L’hommage à Michel Blanc
Comme pour Alain Delon quelques minutes plus tôt, les César ont proposé un montage des grands films de l’acteur disparu cette année. Les Bronzés bien sûr, mais aussi L’Exercice de l’état, Monsieur Hire, Embrassez qui vous voudrez, Marie-Line et son Juge... Sont ensuite montés sur scène Josiane Balasko et Thierry Lhermitte. « Oh, putain quel acteur, lance l’actrice en entrant sur scène. Il a toujours été le premier à partir, il a arrêté le premier de travailler avec nous. Et il est parti le premier. »
Josiane Balasko demande une « Europe de la culture » à Rachida Dati
Josiane Balasko a interpellé Rachida Dati sur la scène des César. « Il y a toujours un casse-couilles qui va parler au ministre de la Culture, voilà c’est moi, a-t-elle expliqué.
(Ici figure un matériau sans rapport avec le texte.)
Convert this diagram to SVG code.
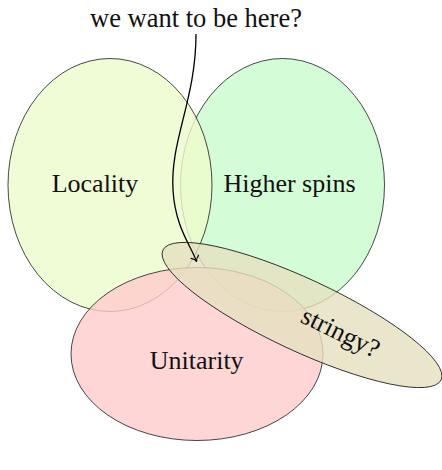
<svg xmlns="http://www.w3.org/2000/svg" width="442" height="470" viewBox="0 0 442 470">
  <style>
    .set { stroke: #1a1a1a; stroke-width: 0.8; fill-opacity: 0.8; }
    .label { font-family: "Liberation Serif", "Times New Roman", "DejaVu Serif", serif; font-size: 26px; fill: #111; text-anchor: middle; }
    .conn { fill: none; stroke: #000; stroke-width: 1.3; }
  </style>
  <defs>
    <marker id="to" markerUnits="userSpaceOnUse" markerWidth="14" markerHeight="14" refX="0" refY="0" viewBox="-7 -7 14 14" orient="auto">
      <path d="M-4.5,-4 C-3,-1.5 -1,-0.4 0.6,0 C-1,0.4 -3,1.5 -4.5,4" fill="none" stroke="#000" stroke-width="1.1" stroke-linecap="round"/>
    </marker>
  </defs>
  <rect width="442" height="470" fill="#fff"/>

  <g id="higher-spins">
    <ellipse class="set" cx="282.5" cy="185" rx="102" ry="126.5" fill="#C9FBCC"/>
    <text class="label" x="289.5" y="192">Higher spins</text>
  </g>

  <g id="locality">
    <ellipse class="set" cx="110" cy="185" rx="102" ry="126.5" fill="#ECFBCC"/>
    <text class="label" x="95" y="192">Locality</text>
  </g>

  <g id="unitarity">
    <ellipse class="set" cx="197" cy="354" rx="126" ry="86.5" fill="#FFCCCC"/>
    <text class="label" x="196.7" y="369">Unitarity</text>
  </g>

  <g id="stringy">
    <ellipse class="set" cx="0" cy="0" rx="153.5" ry="36" fill="#E5E0BF" transform="translate(302 315) rotate(25)"/>
    <text class="label" transform="translate(337 340) rotate(26)" x="0" y="0">stringy?</text>
  </g>

  <g id="question">
    <text class="label" x="196" y="26.5" style="font-size:26.5px">we want to be here?</text>
  </g>

  <g id="connectors">
    <path class="conn" d="M196,34 C196,100 170,140 173,190 C175,225 189,243 196.5,261" marker-end="url(#to)"/>
  </g>
</svg>
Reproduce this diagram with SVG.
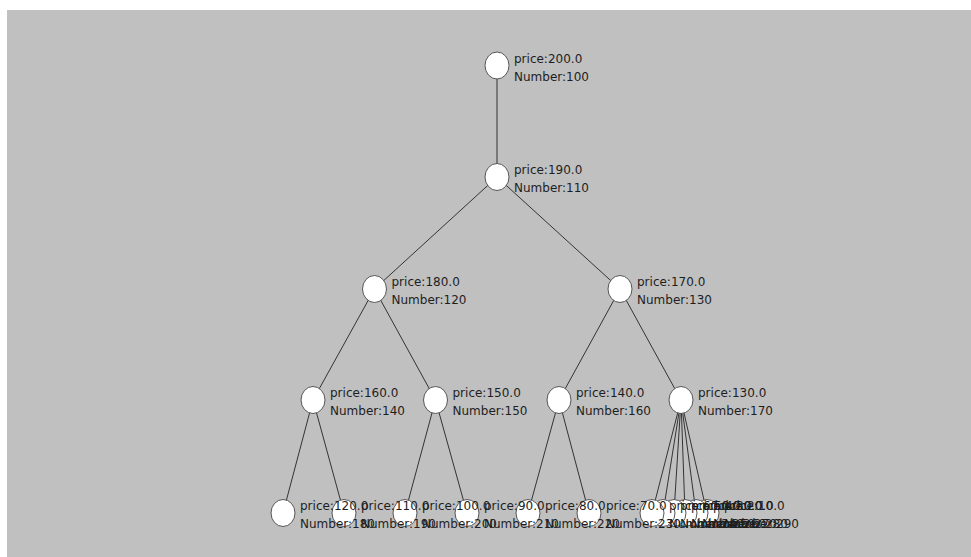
<svg xmlns="http://www.w3.org/2000/svg" width="971" height="557" viewBox="0 0 971 557">
<style>
.e{stroke:#333;stroke-width:1;fill:none}
.n ellipse{fill:#fff;stroke:#555;stroke-width:1}
.n text{font-family:"DejaVu Sans",sans-serif;font-size:12px;fill:#1e1e1e}
</style>
<rect x="7" y="10" width="964" height="547" fill="#c0c0c0"/>
<g id="edges" class="e">
<line x1="497" y1="65.5" x2="497" y2="177"/>
<line x1="497" y1="177" x2="374.5" y2="289"/>
<line x1="497" y1="177" x2="620" y2="289"/>
<line x1="374.5" y1="289" x2="313" y2="400"/>
<line x1="374.5" y1="289" x2="435.5" y2="400"/>
<line x1="620" y1="289" x2="559" y2="400"/>
<line x1="620" y1="289" x2="681" y2="400"/>
<line x1="313" y1="400" x2="283" y2="513"/>
<line x1="313" y1="400" x2="344" y2="513"/>
<line x1="435.5" y1="400" x2="405" y2="513"/>
<line x1="435.5" y1="400" x2="467" y2="513"/>
<line x1="559" y1="400" x2="528" y2="513"/>
<line x1="559" y1="400" x2="589" y2="513"/>
<line x1="681" y1="400" x2="652" y2="513"/>
<line x1="681" y1="400" x2="663" y2="513"/>
<line x1="681" y1="400" x2="674" y2="513"/>
<line x1="681" y1="400" x2="685" y2="513"/>
<line x1="681" y1="400" x2="696" y2="513"/>
<line x1="681" y1="400" x2="707" y2="513"/>
</g>
<g id="n290" class="n"><ellipse cx="707" cy="513" rx="12" ry="13.5"/><text x="724" y="510">price:10.0</text><text x="724" y="528">Number:290</text></g>
<g id="n280" class="n"><ellipse cx="696" cy="513" rx="12" ry="13.5"/><text x="713" y="510">price:20.0</text><text x="713" y="528">Number:280</text></g>
<g id="n270" class="n"><ellipse cx="685" cy="513" rx="12" ry="13.5"/><text x="702" y="510">price:30.0</text><text x="702" y="528">Number:270</text></g>
<g id="n260" class="n"><ellipse cx="674" cy="513" rx="12" ry="13.5"/><text x="691" y="510">price:40.0</text><text x="691" y="528">Number:260</text></g>
<g id="n250" class="n"><ellipse cx="663" cy="513" rx="12" ry="13.5"/><text x="680" y="510">price:50.0</text><text x="680" y="528">Number:250</text></g>
<g id="n240" class="n"><ellipse cx="652" cy="513" rx="12" ry="13.5"/><text x="669" y="510">price:60.0</text><text x="669" y="528">Number:240</text></g>
<g id="n230" class="n"><ellipse cx="589" cy="513" rx="12" ry="13.5"/><text x="606" y="510">price:70.0</text><text x="606" y="528">Number:230</text></g>
<g id="n220" class="n"><ellipse cx="528" cy="513" rx="12" ry="13.5"/><text x="545" y="510">price:80.0</text><text x="545" y="528">Number:220</text></g>
<g id="n210" class="n"><ellipse cx="467" cy="513" rx="12" ry="13.5"/><text x="484" y="510">price:90.0</text><text x="484" y="528">Number:210</text></g>
<g id="n200" class="n"><ellipse cx="405" cy="513" rx="12" ry="13.5"/><text x="422" y="510">price:100.0</text><text x="422" y="528">Number:200</text></g>
<g id="n190" class="n"><ellipse cx="344" cy="513" rx="12" ry="13.5"/><text x="361" y="510">price:110.0</text><text x="361" y="528">Number:190</text></g>
<g id="n180" class="n"><ellipse cx="283" cy="513" rx="12" ry="13.5"/><text x="300" y="510">price:120.0</text><text x="300" y="528">Number:180</text></g>
<g id="n170" class="n"><ellipse cx="681" cy="400" rx="12" ry="13.5"/><text x="698" y="397">price:130.0</text><text x="698" y="415">Number:170</text></g>
<g id="n160" class="n"><ellipse cx="559" cy="400" rx="12" ry="13.5"/><text x="576" y="397">price:140.0</text><text x="576" y="415">Number:160</text></g>
<g id="n150" class="n"><ellipse cx="435.5" cy="400" rx="12" ry="13.5"/><text x="452.5" y="397">price:150.0</text><text x="452.5" y="415">Number:150</text></g>
<g id="n140" class="n"><ellipse cx="313" cy="400" rx="12" ry="13.5"/><text x="330" y="397">price:160.0</text><text x="330" y="415">Number:140</text></g>
<g id="n130" class="n"><ellipse cx="620" cy="289" rx="12" ry="13.5"/><text x="637" y="286">price:170.0</text><text x="637" y="304">Number:130</text></g>
<g id="n120" class="n"><ellipse cx="374.5" cy="289" rx="12" ry="13.5"/><text x="391.5" y="286">price:180.0</text><text x="391.5" y="304">Number:120</text></g>
<g id="n110" class="n"><ellipse cx="497" cy="177" rx="12" ry="13.5"/><text x="514" y="174">price:190.0</text><text x="514" y="192">Number:110</text></g>
<g id="n100" class="n"><ellipse cx="497" cy="65.5" rx="12" ry="13.5"/><text x="514" y="62.5">price:200.0</text><text x="514" y="80.5">Number:100</text></g>
</svg>
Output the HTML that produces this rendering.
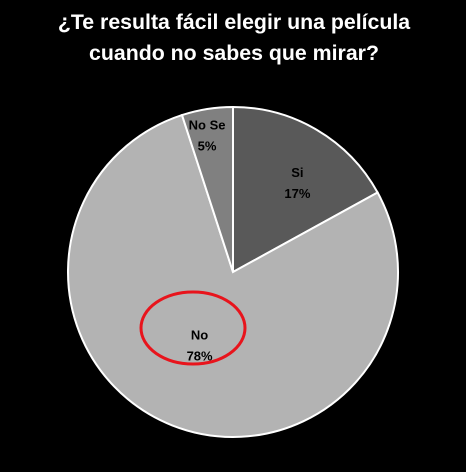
<!DOCTYPE html>
<html><head><meta charset="utf-8"><style>
body{margin:0;background:#000;}
svg{display:block;font-family:"Liberation Sans",sans-serif;}
</style></head><body>
<svg id="c" width="466" height="472">
<text x="234" y="29" text-anchor="middle" fill="#fff" font-size="21.3" font-weight="bold">¿Te resulta fácil elegir una película</text>
<text x="234" y="60" text-anchor="middle" fill="#fff" font-size="21.3" font-weight="bold">cuando no sabes que mirar?</text>
<g id="slices"></g>
<g id="labels"></g>
<ellipse cx="193" cy="328" rx="52" ry="36" fill="none" stroke="#e8141c" stroke-width="3"/>
</svg>
<script>
const categories=["Si","No","No Se"];
const values=[17,78,5];
const colors=["#595959","#b3b3b3","#808080"];
const labelShift=[[14,-6],[0,-13],[-4,0]];
const cx=233,cy=272,r=165;
const ns="http://www.w3.org/2000/svg";
const total=values.reduce((a,b)=>a+b,0);
const sg=document.getElementById("slices"),lg=document.getElementById("labels");
function pt(a,rr){return [cx+rr*Math.sin(a),cy-rr*Math.cos(a)];}
let acc=0;
values.forEach((v,i)=>{
  const a0=acc/total*2*Math.PI; acc+=v; const a1=acc/total*2*Math.PI;
  const p0=pt(a0,r),p1=pt(a1,r);
  const p=document.createElementNS(ns,"path");
  p.setAttribute("d",`M${cx},${cy}L${p0[0]},${p0[1]}A${r},${r} 0 ${a1-a0>Math.PI?1:0} 1 ${p1[0]},${p1[1]}Z`);
  p.setAttribute("fill",colors[i]);p.setAttribute("stroke","#fff");p.setAttribute("stroke-width","2");
  
  
  sg.appendChild(p);
  const am=(a0+a1)/2, rr=v<10?r*0.85:(v>50?r*0.55:r*0.6);
  const lp=pt(am,rr);
  [categories[i],Math.round(v/total*100)+"%"].forEach((s,j)=>{
    const t=document.createElementNS(ns,"text");
    t.setAttribute("x",lp[0]+labelShift[i][0]);t.setAttribute("y",lp[1]-4+j*21+labelShift[i][1]);
    t.setAttribute("text-anchor","middle");t.setAttribute("font-size","13");t.setAttribute("font-weight","bold");
    t.textContent=s;
    
    
    lg.appendChild(t);
  });
});
</script>
</body></html>
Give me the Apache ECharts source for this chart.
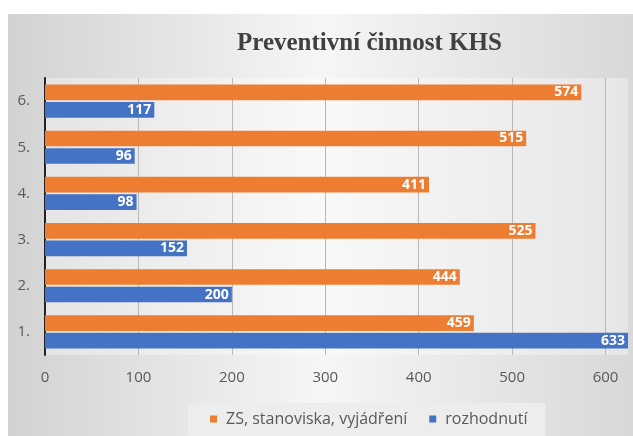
<!DOCTYPE html>
<html>
<head>
<meta charset="utf-8">
<title>Preventivní činnost KHS</title>
<script src="https://cdn.jsdelivr.net/npm/echarts@6/dist/echarts.min.js"></script>
<style>
html, body { margin: 0; padding: 0; background: #fff; }
#main { width: 633px; height: 436px; }
</style>
</head>
<body>
<div id="main"></div>
<script>
// data, bottom row first
var categories = ['1.', '2.', '3.', '4.', '5.', '6.'];
var zsValues = [459, 444, 525, 411, 515, 574];
var rozhodnutiValues = [633, 200, 152, 98, 96, 117];
var seriesNames = ['ZS, stanoviska, vyjádření', 'rozhodnutí'];

var myChart = echarts.init(document.getElementById('main'));

var barLabel = {
    show: true,
    position: 'insideRight',
    color: '#fff',
    fontWeight: 'bold',
    fontSize: 14,
    fontFamily: 'Open Sans',
    distance: 3
};

myChart.setOption({
    backgroundColor: '#fff',
    animation: false,
    graphic: [{
        type: 'rect',
        left: 8, top: 14,
        shape: { width: 625, height: 422 },
        style: {
            fill: new echarts.graphic.LinearGradient(0, 0, 1, 0, [
                { offset: 0, color: '#d2d2d2' },
                { offset: 0.5, color: '#f6f6f6' },
                { offset: 1, color: '#d8d8d8' }
            ])
        },
        z: -10
    }],
    title: {
        text: 'Preventivní činnost KHS',
        left: 232,
        top: 26,
        textStyle: {
            fontFamily: 'Liberation Serif',
            fontWeight: 'bold',
            fontSize: 25,
            color: '#404040'
        }
    },
    legend: {
        data: seriesNames,
        left: 188,
        top: 403,
        itemWidth: 7,
        itemHeight: 7,
        itemGap: 22,
        padding: [8, 18, 12, 22],
        backgroundColor: '#ededed',
        icon: 'rect',
        textStyle: {
            color: '#595959',
            fontSize: 16,
            fontFamily: 'Open Sans',
            padding: [0, 0, 0, 4]
        }
    },
    grid: {
        left: 45,
        right: 5,
        top: 78,
        bottom: 81,
        show: true,
        borderWidth: 0,
        backgroundColor: 'rgba(255,255,255,0.35)'
    },
    xAxis: {
        type: 'value',
        min: 0,
        max: 624,
        interval: 100,
        axisLine: { show: false },
        axisTick: { show: false },
        axisLabel: {
            showMaxLabel: false,
            color: '#595959',
            fontSize: 15,
            fontFamily: 'Open Sans',
            margin: 15
        },
        splitLine: { showMaxLine: false, lineStyle: { color: '#b8b8b8' } }
    },
    yAxis: {
        type: 'category',
        data: categories,
        axisLine: { lineStyle: { color: '#222', width: 2 } },
        axisTick: { show: false },
        axisLabel: {
            color: '#595959',
            fontSize: 15,
            fontFamily: 'Open Sans',
            margin: 15
        }
    },
    series: [
        {
            name: seriesNames[0],
            type: 'bar',
            data: zsValues,
            barGap: '12%',
            barCategoryGap: '28%',
            itemStyle: { color: '#ed7d31' },
            label: barLabel
        },
        {
            name: seriesNames[1],
            type: 'bar',
            data: rozhodnutiValues,
            itemStyle: { color: '#4472c4' },
            label: barLabel
        }
    ]
});
</script>
</body>
</html>
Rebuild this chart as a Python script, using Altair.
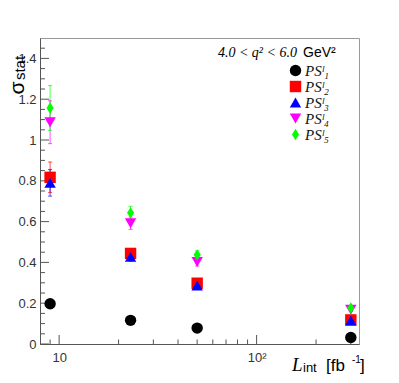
import altair as alt
import pandas as pd

# ---- data ----
lumi = [9, 23, 50, 300]
series = ["PSˡ₁", "PSˡ₂", "PSˡ₃", "PSˡ₄", "PSˡ₅"]
ps1 = [0.197, 0.116, 0.078, 0.032]
ps2 = [0.817, 0.444, 0.298, 0.118]
ps3 = [0.790, 0.427, 0.287, 0.115]
ps4 = [1.087, 0.592, 0.402, 0.168]
ps5 = [1.157, 0.643, 0.437, 0.177]
err1 = [0.006, 0.004, 0.003, 0.002]
err2 = [0.075, 0.020, 0.012, 0.005]
err3 = [0.065, 0.020, 0.012, 0.005]
err4 = [0.105, 0.030, 0.020, 0.008]
err5 = [0.110, 0.032, 0.020, 0.008]
colors = ["#000000", "#ff0000", "#0000ff", "#ff00ff", "#00ff00"]
shapes = ["circle", "square", "triangle-up", "triangle-down", "M0,-1L0.62,0L0,1L-0.62,0Z"]

y_major = [0, 0.2, 0.4, 0.6, 0.8, 1.0, 1.2, 1.4]
y_minor = [0.05, 0.1, 0.15, 0.25, 0.3, 0.35, 0.45, 0.5, 0.55, 0.65, 0.7, 0.75,
           0.85, 0.9, 0.95, 1.05, 1.1, 1.15, 1.25, 1.3, 1.35, 1.45]
x_major = [10, 100]
x_minor = [9, 20, 30, 40, 50, 60, 70, 80, 90, 200, 300]

W, H = 319, 306
rows = []
for i, (s, vals, errs) in enumerate(zip(series, [ps1, ps2, ps3, ps4, ps5],
                                          [err1, err2, err3, err4, err5])):
    for x, v, e in zip(lumi, vals, errs):
        rows.append({"series": s, "order": i, "L": x, "sigma": v,
                     "lo": v - e, "hi": v + e})
df = pd.DataFrame(rows)

xscale = alt.Scale(type="log", domain=[8, 330], nice=False)
yscale = alt.Scale(domain=[0, 1.5], nice=False, zero=False)
cscale = alt.Scale(domain=series, range=colors)
sscale = alt.Scale(domain=series, range=shapes)

xaxis = alt.Axis(values=x_major, ticks=False, grid=False, title=None,
                 labelExpr="datum.value == 10 ? '10' : '10²'",
                 labelFont="Liberation Sans", labelFontSize=13, labelColor="#333",
                 labelPadding=7, domainColor="#555")
yaxis = alt.Axis(values=y_major, ticks=False, grid=False, title=None,
                 format="~g", labelFont="Liberation Sans", labelFontSize=13,
                 labelColor="#333", labelPadding=4, domainColor="#555")

base = alt.Chart(df)

errbars = base.mark_rule(strokeWidth=1, opacity=0.7).encode(
    x=alt.X("L:Q", scale=xscale, axis=xaxis),
    y=alt.Y("lo:Q", scale=yscale, axis=yaxis),
    y2="hi:Q",
    color=alt.Color("series:N", scale=cscale, legend=None),
)
caps_lo = base.mark_tick(orient="horizontal", size=4, thickness=1, opacity=0.7).encode(
    x=alt.X("L:Q", scale=xscale), y=alt.Y("lo:Q", scale=yscale),
    color=alt.Color("series:N", scale=cscale, legend=None))
caps_hi = base.mark_tick(orient="horizontal", size=4, thickness=1, opacity=0.7).encode(
    x=alt.X("L:Q", scale=xscale), y=alt.Y("hi:Q", scale=yscale),
    color=alt.Color("series:N", scale=cscale, legend=None))

legend = alt.Legend(
    title=None, orient="none", legendX=248, legendY=25, padding=0,
    labelFont="Liberation Serif", labelFontStyle="italic", labelFontSize=15,
    labelColor="#111", symbolSize=130, rowPadding=-2, labelOffset=2,
    labelLimit=0, symbolStrokeWidth=0)

points = base.mark_point(filled=True, opacity=1, size=130).encode(
    x=alt.X("L:Q", scale=xscale),
    y=alt.Y("sigma:Q", scale=yscale),
    color=alt.Color("series:N", scale=cscale, legend=legend),
    shape=alt.Shape("series:N", scale=sscale, legend=legend),
    order=alt.Order("order:Q"),
)

# inward tick marks
ymaj = alt.Chart(pd.DataFrame({"v": y_major})).mark_rule(color="#555").encode(
    y=alt.Y("v:Q", scale=yscale), x=alt.value(0), x2=alt.value(9))
ymin = alt.Chart(pd.DataFrame({"v": y_minor})).mark_rule(color="#555").encode(
    y=alt.Y("v:Q", scale=yscale), x=alt.value(0), x2=alt.value(5))
xmaj = alt.Chart(pd.DataFrame({"v": x_major})).mark_rule(color="#555").encode(
    x=alt.X("v:Q", scale=xscale), y=alt.value(H), y2=alt.value(H - 9))
xmin = alt.Chart(pd.DataFrame({"v": x_minor})).mark_rule(color="#555").encode(
    x=alt.X("v:Q", scale=xscale), y=alt.value(H), y2=alt.value(H - 4.5))

def txt(t, x, y, size, font="Liberation Sans", style="normal", align="left",
        angle=0, baseline="alphabetic"):
    return alt.Chart(pd.DataFrame({"t": [t]})).mark_text(
        font=font, fontSize=size, fontStyle=style, align=align, angle=angle,
        baseline=baseline, color="#000").encode(
        text="t:N", x=alt.value(x), y=alt.value(y))

labels = [
    txt("4.0 < q² < 6.0", 257, 19, 14, font="Liberation Serif", style="italic", align="right"),
    txt("GeV²", 263, 19, 14),
    txt("L", 252, H + 27, 19, font="Liberation Serif", style="italic"),
    txt("int", 263, H + 28, 13),
    txt("[fb", 286, H + 27, 17),
    txt("-1", 312, H + 19, 10),
    txt("]", 320, H + 27, 17),
    txt("σ", -16, 50, 21, angle=270, align="center"),
    txt("stat", -15, 30, 15, angle=270, align="center"),
]

chart = alt.layer(ymin, ymaj, xmin, xmaj, errbars, caps_lo, caps_hi, points, *labels).properties(
    width=W, height=H,
    autosize=alt.AutoSizeParams(type="none"),
    padding={"left": 32, "top": 30, "right": 32, "bottom": 31},
).configure_view(stroke="#999", strokeWidth=1).resolve_legend(
    color="independent", shape="independent")

chart.save("out.html", embed_options={"renderer": "svg", "actions": False})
Rien de personnel, mais à l’heure où Trump veut bloquer toutes les formes d’aides dans le cinéma, il est vital qu’une Europe de la culture soit créée. »
Franck Dubosc reçoit le César de « l’acteur qui n’a jamais eu de César »
Jean-Pascal Zadi annonce la création pour rire d’une catégorie des meilleurs losers, dont le vainqueur est Franck Dubosc. « J’ai une pensée pour mes camarades qui comme moi n’ont jamais eu le César. J’ai une pensée pour ma femme, qui me dit ce n’est pas la taille qui compte », lance le comédien humoriste qui brandit un mini-César. « Je pense à Jacques Audiard qui ne m’a jamais engagé, à ceux qui dans mon entourage préfère rester dans l’ombre ». « Je dois vous rappeler que j’ai fait des comédies qui n’étaient pas très drôles ». Puis à l’égard de Julia Roberts : « Vous voyez George Clooney et Pierre Niney, je suis pile au milieu. » « Cette année, c’est le grand chelem pas d’Oscar, de prix à Cannes mais je compte concourir au mini-ours de Berlin. Je ne prends pas de risque en vous disant que l’an prochain je serai dans la même catégorie », conclut-il dans un des meilleurs sketchs de la soirée.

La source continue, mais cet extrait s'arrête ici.